**EXERCISE PROMPT:**
Extract, exactly, the lines from the line containing "Convert this chart to Plotly code." to the line containing "handle_v = [400, 400, 400, 0, 0, -400, -400, -400]", with both lines included and any pictures left out.

**EXCERPTED DATA:**
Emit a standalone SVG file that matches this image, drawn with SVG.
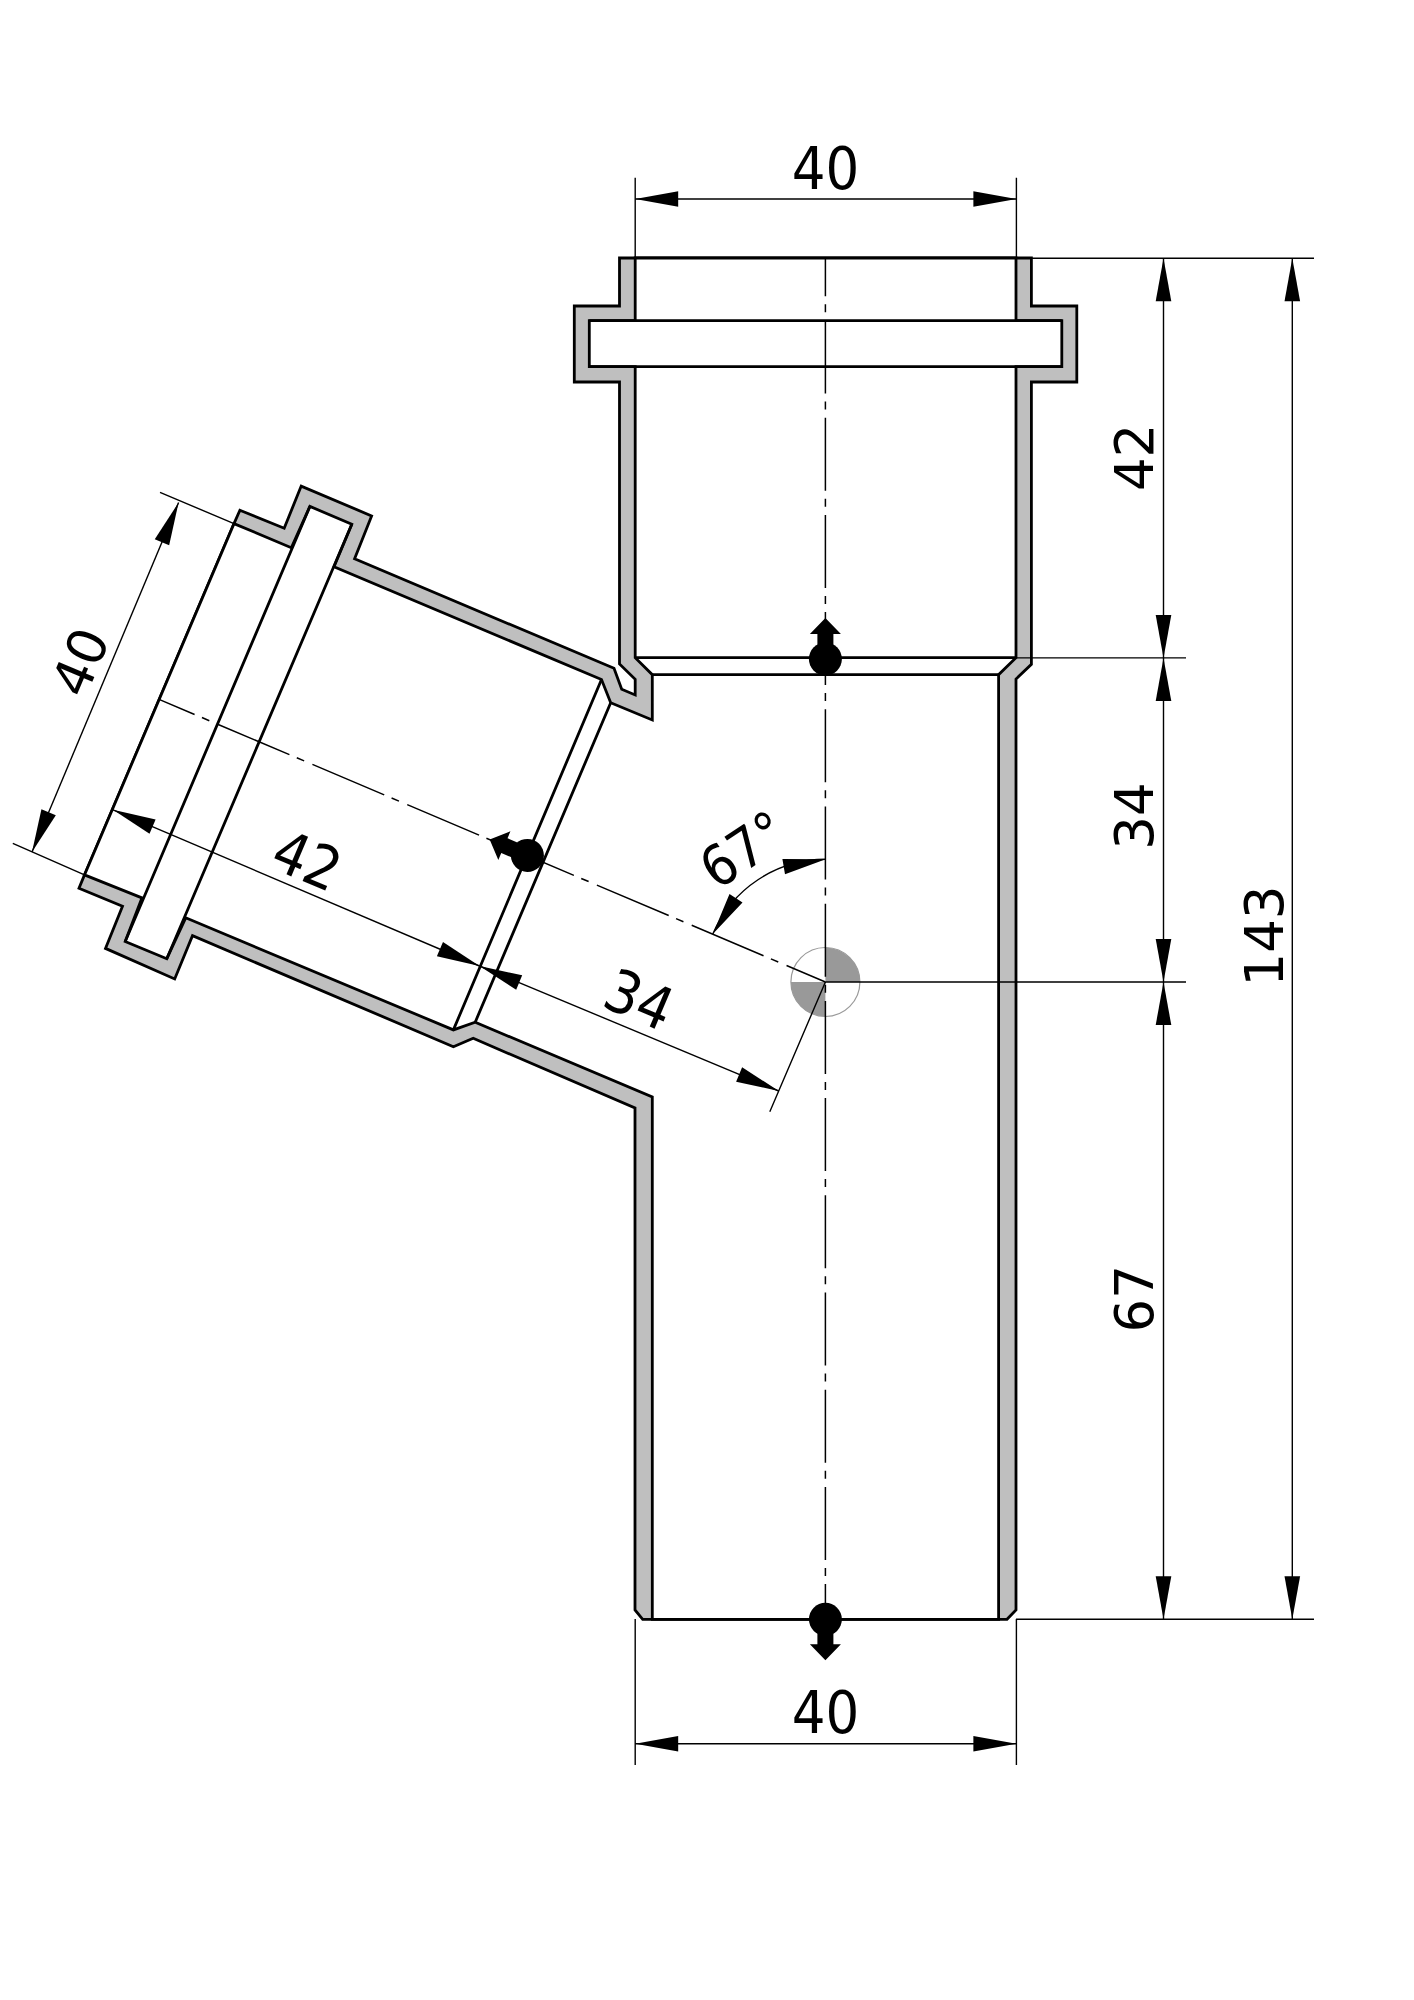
<svg xmlns="http://www.w3.org/2000/svg" width="1414" height="2000" viewBox="0 0 1414 2000">
<style>
.o{stroke:#000;stroke-width:2.8;stroke-linejoin:miter;stroke-miterlimit:8}
.e{fill:none;stroke:#000;stroke-width:2.8}
.d{fill:none;stroke:#000;stroke-width:1.4}
.c{fill:none;stroke:#000;stroke-width:1.5}
.a{fill:#000;stroke:none}
text{font-family:"DejaVu Sans",sans-serif;font-size:53px;fill:#000;text-anchor:middle}
text.h{font-family:"DejaVu Sans Condensed","DejaVu Sans",sans-serif;font-size:59px}
text.m{font-family:"DejaVu Sans Condensed","DejaVu Sans",sans-serif;font-size:56px}
</style>
<defs>
<marker id="ah" markerUnits="userSpaceOnUse" markerWidth="46" markerHeight="18" refX="44" refY="9" orient="auto-start-reverse" viewBox="0 0 46 18"><path d="M44,9 L1,1.2 L1,16.8 Z" fill="#000"/></marker>
<g id="flow"><circle cx="0" cy="0" r="16.5" fill="#000"/><path d="M-8,-8 V-25 H-15.5 L0,-41 L15.5,-25 H8 V-8 Z" fill="#000"/></g>
</defs>
<rect width="1414" height="2000" fill="#fff"/>
<g id="fitting">
<path class="o" fill="#bfbfbf" d="M619.5,258 V306 H574.3 V382 H619.5 V664 L635.2,679.3 V695 L621.7,689.3 L614,668.3 L354.6,558.8 L371.6,515.9 L301.2,486.1 L284.2,528.2 L239.9,510.2 L234,523.6 L84.5,874.9 L79,888.3 L122.5,906.3 L105.5,948.4 L174.7,979 L192.5,935.7 L453.4,1046.7 L473.2,1038.3 L635,1108 V1610 L642.7,1619.3 H1007 L1016,1610 V679 L1031.4,664.3 V382 H1076.8 V306 H1031.4 V258 Z"/>
<path class="o" fill="#fff" d="M635.2,258 H1016 V320.7 H1061.8 V366.7 H1016 V657.7 L998.6,674.7 V1619.3 H652.3 V1097 L475.2,1022.2 L453.4,1029.9 L185.7,917.8 L166.8,958.7 L125.2,941.5 L141.9,897.9 L84.5,874.9 L234,523.6 L291.3,547.7 L309.9,506.4 L351.8,524.3 L334,566.8 L601.5,679.5 L610.7,702.7 L652.3,720 V674.7 L635.2,657.7 V366.7 H589.3 V320.7 H635.2 Z"/>
<path class="e" d="M589.3,320.7 H1061.8 M589.3,366.7 H1061.8 M635.2,657.7 H1016 M652.3,674.7 H998.6 M309.9,506.4 L125.2,941.5 M351.8,524.3 L166.8,958.7 M601.5,679.5 L453.4,1029.9 M610.7,702.7 L475.2,1022.2"/>
</g>
<g id="center-symbol">
<circle cx="825.4" cy="982" r="34.5" fill="#fff" stroke="#999" stroke-width="1.2"/>
<path d="M825.4,982 V947.5 A34.5,34.5 0 0 1 859.9,982 Z M825.4,982 V1016.5 A34.5,34.5 0 0 1 790.9,982 Z" fill="#999"/>
</g>
<g id="centerlines">
<line class="c" x1="825.4" y1="258.3" x2="825.4" y2="1619" stroke-dasharray="73 8 8 8.2" stroke-dashoffset="35"/>
<line class="c" x1="159.6" y1="699.6" x2="825.4" y2="982" stroke-dasharray="78 8 8 9" stroke-dashoffset="40"/>
</g>
<g id="flow-markers">
<use href="#flow" transform="translate(825.4,659)"/>
<use href="#flow" transform="translate(825.4,1619.3) rotate(180)"/>
<use href="#flow" transform="translate(527.4,855.4) rotate(-67)"/>
</g>
<g id="connectors">
<path class="d" d="M635.2,177.7 V258 M1016.4,177.7 V258 M635.2,1619 V1765 M1016.4,1619 V1765 M1031,258.3 H1314 M1016,657.9 H1186 M825.4,982 H1186 M1016,1619.3 H1314 M234,523.6 L160,492.4 M84.5,874.9 L12.8,843.3 M825.4,982 L769.8,1111.7"/>
<line class="d" x1="635.2" y1="199" x2="1016.4" y2="199" marker-start="url(#ah)" marker-end="url(#ah)"/>
<line class="d" x1="635.2" y1="1743.7" x2="1016.4" y2="1743.7" marker-start="url(#ah)" marker-end="url(#ah)"/>
<line class="d" x1="1163.5" y1="258.3" x2="1163.5" y2="657.9" marker-start="url(#ah)" marker-end="url(#ah)"/>
<line class="d" x1="1163.5" y1="657.9" x2="1163.5" y2="982" marker-start="url(#ah)" marker-end="url(#ah)"/>
<line class="d" x1="1163.5" y1="982" x2="1163.5" y2="1619.3" marker-start="url(#ah)" marker-end="url(#ah)"/>
<line class="d" x1="1292.3" y1="258.3" x2="1292.3" y2="1619.3" marker-start="url(#ah)" marker-end="url(#ah)"/>
<line class="d" x1="178.6" y1="502.5" x2="32" y2="852" marker-start="url(#ah)" marker-end="url(#ah)"/>
<line class="d" x1="113" y1="809.8" x2="479.5" y2="966" marker-start="url(#ah)" marker-end="url(#ah)"/>
<line class="d" x1="479.5" y1="966" x2="778.8" y2="1091" marker-start="url(#ah)" marker-end="url(#ah)"/>
<path class="d" d="M825.7,859.3 A122.7,122.7 0 0 0 712.8,934.1"/>
<path class="a" d="M825.7,859.3 L785,874.3 L782.4,859.1 Z M712.8,934.1 L742.5,902.5 L729.5,894.1 Z"/>
</g>
<g id="labels">
<text class="h" x="825.4" y="188.8">40</text>
<text class="h" x="825.4" y="1733">40</text>
<text transform="translate(1153,457.4) rotate(-90)">42</text>
<text transform="translate(1153,816) rotate(-90)">34</text>
<text transform="translate(1153,1298.7) rotate(-90)">67</text>
<text transform="translate(1283,936) rotate(-90)">143</text>
<text transform="translate(97.6,669.2) rotate(-67)">40</text>
<text class="h" transform="translate(299,879.6) rotate(23)">42</text>
<text class="h" transform="translate(631.2,1018.8) rotate(23)">34</text>
<text class="m" transform="translate(754,866) rotate(-33.5)">67°</text>
</g>
</svg>
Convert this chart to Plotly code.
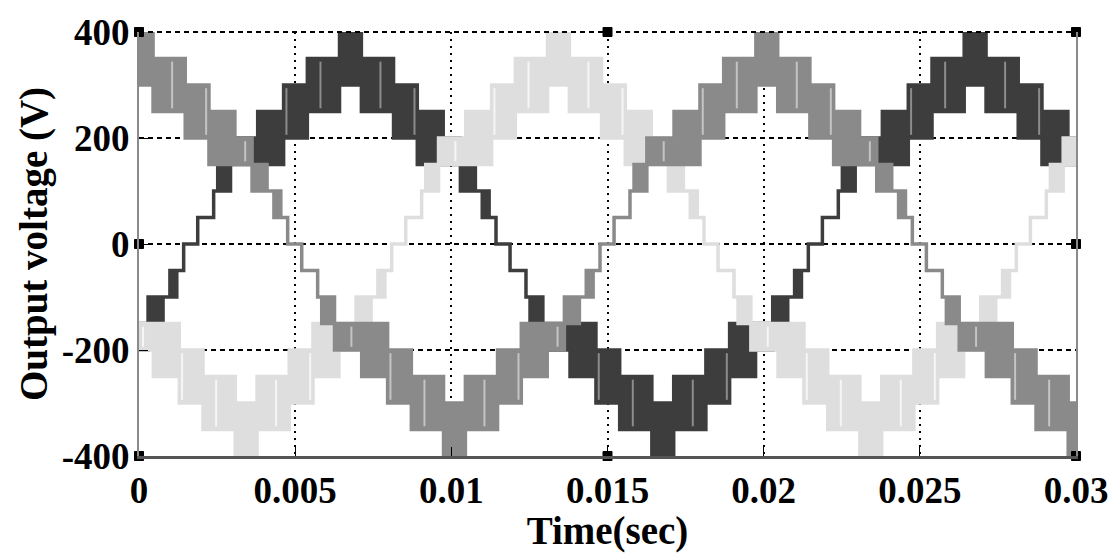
import plotly.graph_objects as go

# ---- axis ticks -------------------------------------------------------------
x_ticks = [0, 0.005, 0.01, 0.015, 0.02, 0.025, 0.03]
x_tick_labels = ["0", "0.005", "0.01", "0.015", "0.02", "0.025", "0.03"]
y_ticks = [-400, -200, 0, 200, 400]
y_tick_labels = ["-400", "-200", "0", "200", "400"]

# ---- one positive half-cycle of the multilevel output ----
# segment edges in ms relative to the crest; each segment switches between low and high level (V)
half_edges_ms = [-5.56, -5.34, -4.89, -4.38, -4.25, -3.84, -2.97, -2.14, -1.38,
                 -0.35, 0.35, 1.38, 2.14, 2.97, 3.52, 4.00, 4.22, 4.44]
half_low_v = [-50, 0, 50, 100, 100, 150, 150, 200, 250, 300, 250, 200, 150, 150, 100, 100, 50]
half_high_v = [-50, 0, 50, 100, 150, 200, 250, 300, 350, 400, 350, 300, 250, 200, 150, 100, 100]
# lighter PWM stripes seen inside the bands (ms relative to the crest)
stripe_ms = [-3.30, -2.05, -0.96, 0.96, 2.05, 3.30]

period_s = 0.02
phase_names = ["Va", "Vc", "Vb"]          # drawing order
phase_crest_s = [0.00677, 0.01343, 0.00010]
phase_colors = ["#3d3d3d", "#dedede", "#8a8a8a"]
stripe_colors = ["#8c8c8c", "#f6f6f6", "#c4c4c4"]

# MATLAB selection handles around the axes
handle_t = [0, 0.015, 0.03, 0, 0.03, 0, 0.015, 0.03]
handle_v = [400, 400, 400, 0, 0, -400, -400, -400]


def phase_segments(crest):
    segs = []
    stripes = []
    for k in range(-2, 3):
        for half, sign in ((0, 1), (1, -1)):
            c = crest + k * period_s + half * period_s / 2
            for i in range(len(half_low_v)):
                t0 = c + half_edges_ms[i] / 1000
                t1 = c + half_edges_ms[i + 1] / 1000
                if sign > 0:
                    lo, hi = half_low_v[i], half_high_v[i]
                else:
                    lo, hi = -half_high_v[i], -half_low_v[i]
                segs.append((t0, t1, lo, hi))
                for s in stripe_ms:
                    ts = c + s / 1000
                    if t0 < ts < t1 and hi > lo:
                        stripes.append((ts, lo, hi))
    segs.sort()
    segs = [s for s in segs if s[1] > -0.001 and s[0] < 0.031]
    return segs, stripes


def polygon(segs):
    ux, uy, lx, ly = [], [], [], []
    for t0, t1, lo, hi in segs:
        ux += [t0, t1]
        uy += [hi, hi]
        lx += [t0, t1]
        ly += [lo, lo]
    return ux + lx[::-1], uy + ly[::-1]


fig = go.Figure()
for name, crest, col, scol in zip(phase_names, phase_crest_s, phase_colors, stripe_colors):
    segs, stripes = phase_segments(crest)
    xs, ys = polygon(segs)
    fig.add_trace(go.Scatter(x=xs, y=ys, mode="lines", fill="toself", fillcolor=col,
                             line=dict(color=col, width=3.5), name=name,
                             showlegend=False, hoverinfo="skip"))
    sx, sy = [], []
    for ts, lo, hi in stripes:
        sx += [ts, ts, None]
        sy += [lo + 6, hi - 6, None]
    fig.add_trace(go.Scatter(x=sx, y=sy, mode="lines", line=dict(color=scol, width=2),
                             showlegend=False, hoverinfo="skip"))

fig.add_trace(go.Scatter(x=handle_t, y=handle_v, mode="markers",
                         marker=dict(symbol="square", size=9, color="black",
                                     line=dict(color="black", width=1)),
                         cliponaxis=False, showlegend=False, hoverinfo="skip"))

font_family = "Liberation Serif"
fig.update_layout(
    width=1120, height=553,
    margin=dict(l=139, r=43, t=20, b=94),
    paper_bgcolor="white", plot_bgcolor="white",
    font=dict(family=font_family, color="black"),
)
fig.update_xaxes(
    range=[0, 0.03], tickvals=x_ticks, ticktext=x_tick_labels,
    tickfont=dict(family=font_family, size=37, color="black", weight="bold"),
    ticklabeloverflow="allow",
    showgrid=True, gridcolor="black", gridwidth=2, griddash="2px,5px",
    showline=True, linecolor="#555555", linewidth=3, mirror=False,
    ticks="inside", ticklen=9, tickcolor="black", tickwidth=1,
    zeroline=False,
    title=dict(text="Time(sec)", font=dict(family=font_family, size=39, color="black", weight="bold"),
               standoff=2),
)
fig.update_yaxes(
    range=[-400, 400], tickvals=y_ticks, ticktext=y_tick_labels,
    tickfont=dict(family=font_family, size=37, color="black", weight="bold"),
    ticklabeloverflow="allow",
    showgrid=True, gridcolor="black", gridwidth=1.5, griddash="5px,4px",
    showline=True, linecolor="#8a8a8a", linewidth=2, mirror=True,
    ticks="inside", ticklen=9, tickcolor="black", tickwidth=1,
    zeroline=False,
    title=dict(text="Output voltage (V)", font=dict(family=font_family, size=39, color="black", weight="bold"),
               standoff=2),
)
fig.add_shape(type="line", xref="paper", yref="paper", x0=0, x1=1, y0=1, y1=1,
              line=dict(color="black", width=2, dash="5px,4px"))

fig.write_html("out.html")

**EXERCISE ANSWER:**
Convert this chart to Plotly code.
import plotly.graph_objects as go

# ---- axis ticks -------------------------------------------------------------
x_ticks = [0, 0.005, 0.01, 0.015, 0.02, 0.025, 0.03]
x_tick_labels = ["0", "0.005", "0.01", "0.015", "0.02", "0.025", "0.03"]
y_ticks = [-400, -200, 0, 200, 400]
y_tick_labels = ["-400", "-200", "0", "200", "400"]

# ---- one positive half-cycle of the multilevel output ----
# segment edges in ms relative to the crest; each segment switches between low and high level (V)
half_edges_ms = [-5.56, -5.34, -4.89, -4.38, -4.25, -3.84, -2.97, -2.14, -1.38,
                 -0.35, 0.35, 1.38, 2.14, 2.97, 3.52, 4.00, 4.22, 4.44]
half_low_v = [-50, 0, 50, 100, 100, 150, 150, 200, 250, 300, 250, 200, 150, 150, 100, 100, 50]
half_high_v = [-50, 0, 50, 100, 150, 200, 250, 300, 350, 400, 350, 300, 250, 200, 150, 100, 100]
# lighter PWM stripes seen inside the bands (ms relative to the crest)
stripe_ms = [-3.30, -2.05, -0.96, 0.96, 2.05, 3.30]

period_s = 0.02
phase_names = ["Va", "Vc", "Vb"]          # drawing order
phase_crest_s = [0.00677, 0.01343, 0.00010]
phase_colors = ["#3d3d3d", "#dedede", "#8a8a8a"]
stripe_colors = ["#8c8c8c", "#f6f6f6", "#c4c4c4"]

# MATLAB selection handles around the axes
handle_t = [0, 0.015, 0.03, 0, 0.03, 0, 0.015, 0.03]
handle_v = [400, 400, 400, 0, 0, -400, -400, -400]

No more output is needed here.